The perfect of recent past

[15]  i  It has been a bad start to the year with two fatal road accidents overnight.
         ii  I've discovered how to mend the fuse.
        iii  She has recently/just been to Paris.

One respect in which a past situation may be connected with now is that it is close in time to now. It is clear from examples like [11iii] (His sister has been up Mont Blanc twice) that it does not have to be recent, but there is nevertheless a significant correlation between the present perfect and recency, whereas the simple preterite is quite indifferent as to the distance between Tr and To. [Here Tr is the 'time referred-to', the time when the action is taking place, e.g. the time of graduation in [1i]. To is the 'time of orientation', the time relative to which we are positioning Tr as being before, simultaneous, or after it; in [1i], To is the time of utterance, 'now'.] The present perfect is therefore the one most frequently used in news announcements, as in the radio bulletin example [15i]. It is arguable that the experiential and resultative categories are broad enough to cover all non-continuative uses, but recency adds an important component to the account. For example, [15ii] has a continuing result interpretation: the discovery resulted in my knowing how to mend the fuse and this knowledge persists. Such knowledge can persist for a long time, so there is nothing in the idea of continuing result itself to exclude my having made the discovery years ago. But in fact the normal interpretation involves a recent discovery. We have noted that experiential perfects like [i2iia] (Have you seen Jim?) impose limitations on the time-span up to now beyond those inherent to the situation, and these additional limitations also involve recency.

Thus, [1i] is likely to be interpreted as asking whether the brother has graduated from college recently. The addition of yet would further emphasize this connotation.

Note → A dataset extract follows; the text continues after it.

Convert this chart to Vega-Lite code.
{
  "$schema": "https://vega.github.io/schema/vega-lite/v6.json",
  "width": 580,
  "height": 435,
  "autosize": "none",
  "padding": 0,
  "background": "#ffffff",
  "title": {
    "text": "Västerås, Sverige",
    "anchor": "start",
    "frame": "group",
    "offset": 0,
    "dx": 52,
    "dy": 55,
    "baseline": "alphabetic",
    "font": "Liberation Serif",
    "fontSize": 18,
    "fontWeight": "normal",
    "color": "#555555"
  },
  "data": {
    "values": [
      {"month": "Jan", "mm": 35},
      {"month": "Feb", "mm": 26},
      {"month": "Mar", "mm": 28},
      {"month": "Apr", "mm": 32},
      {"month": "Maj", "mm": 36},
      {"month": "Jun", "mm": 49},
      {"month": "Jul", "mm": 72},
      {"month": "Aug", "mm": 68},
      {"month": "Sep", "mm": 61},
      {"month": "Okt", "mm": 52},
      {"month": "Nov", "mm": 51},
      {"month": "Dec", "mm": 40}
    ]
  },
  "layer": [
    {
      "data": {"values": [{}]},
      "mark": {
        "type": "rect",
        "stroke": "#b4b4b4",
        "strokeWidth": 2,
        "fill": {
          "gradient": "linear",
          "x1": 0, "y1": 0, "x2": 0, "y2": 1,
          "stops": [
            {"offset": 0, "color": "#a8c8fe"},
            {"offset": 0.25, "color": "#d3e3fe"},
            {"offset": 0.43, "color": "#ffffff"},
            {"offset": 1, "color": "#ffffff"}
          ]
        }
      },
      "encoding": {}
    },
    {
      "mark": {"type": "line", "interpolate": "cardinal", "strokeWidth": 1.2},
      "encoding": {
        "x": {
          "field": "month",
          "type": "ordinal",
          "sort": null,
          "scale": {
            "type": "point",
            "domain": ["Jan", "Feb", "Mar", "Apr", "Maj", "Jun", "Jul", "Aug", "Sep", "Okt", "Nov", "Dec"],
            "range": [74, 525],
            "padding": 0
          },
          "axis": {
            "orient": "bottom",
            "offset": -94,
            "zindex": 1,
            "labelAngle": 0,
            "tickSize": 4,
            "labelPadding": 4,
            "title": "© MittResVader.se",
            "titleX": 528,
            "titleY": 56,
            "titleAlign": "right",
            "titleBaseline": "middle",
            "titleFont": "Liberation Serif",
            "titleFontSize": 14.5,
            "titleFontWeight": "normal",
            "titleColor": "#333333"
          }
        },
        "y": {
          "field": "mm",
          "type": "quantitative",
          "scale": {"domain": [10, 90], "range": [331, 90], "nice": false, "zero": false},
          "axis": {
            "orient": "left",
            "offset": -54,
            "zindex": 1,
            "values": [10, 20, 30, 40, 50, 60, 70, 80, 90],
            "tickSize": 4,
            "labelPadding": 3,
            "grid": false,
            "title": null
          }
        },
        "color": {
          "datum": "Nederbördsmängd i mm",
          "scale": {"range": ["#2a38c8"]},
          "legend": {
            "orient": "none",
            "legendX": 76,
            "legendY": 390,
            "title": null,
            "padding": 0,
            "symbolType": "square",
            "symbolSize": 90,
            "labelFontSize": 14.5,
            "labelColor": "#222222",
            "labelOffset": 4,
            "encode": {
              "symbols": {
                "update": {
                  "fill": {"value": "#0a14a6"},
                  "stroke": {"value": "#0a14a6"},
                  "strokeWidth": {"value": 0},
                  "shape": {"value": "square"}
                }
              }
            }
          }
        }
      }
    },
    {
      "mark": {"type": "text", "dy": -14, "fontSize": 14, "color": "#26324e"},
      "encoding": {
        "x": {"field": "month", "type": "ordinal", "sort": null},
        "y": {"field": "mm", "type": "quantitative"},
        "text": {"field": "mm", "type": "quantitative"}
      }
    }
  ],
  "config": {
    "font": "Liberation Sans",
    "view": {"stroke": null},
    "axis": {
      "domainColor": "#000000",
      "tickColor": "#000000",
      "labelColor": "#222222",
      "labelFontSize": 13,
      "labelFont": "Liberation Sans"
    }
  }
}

The past tense is used to report past events or states and is preferred in any context that does not call for a "present perfect". The present tense of the Perfect construction (aka "the present perfect tense") is formed by the present tense of have, followed by the past participle of the main verb. McCawley distinguishes four such contexts, which occur with different kinds of predicates:

(a) The Universal sense of the Perfect, used to indicate that a state of affairs prevailed throughout some interval stretching from the past into the present

  • I've known Max since 1960.

Universal perfects require stative or continuous predicates. Anything else will be interpreted as generic if it's possible.

  • I've eaten here/walked a bit/*hit Max/*graduated from college since 1960.

but graduating from college is something you only do once, so you need a different type of Perfect

(b) The Existential sense of the Perfect, used to indicate the existence of past events

  • I have read Bridge of Birds five times.

Existential Perfects work with punctual predicates like graduate from college. The Perfect and the past tense both can describe the same event or state, but with the Perfect the emphasis is on the fact that it happened, whereas in the past it's just ordinary past notation. The next question to ask, of course, is why the speaker was concerned with its occurrence.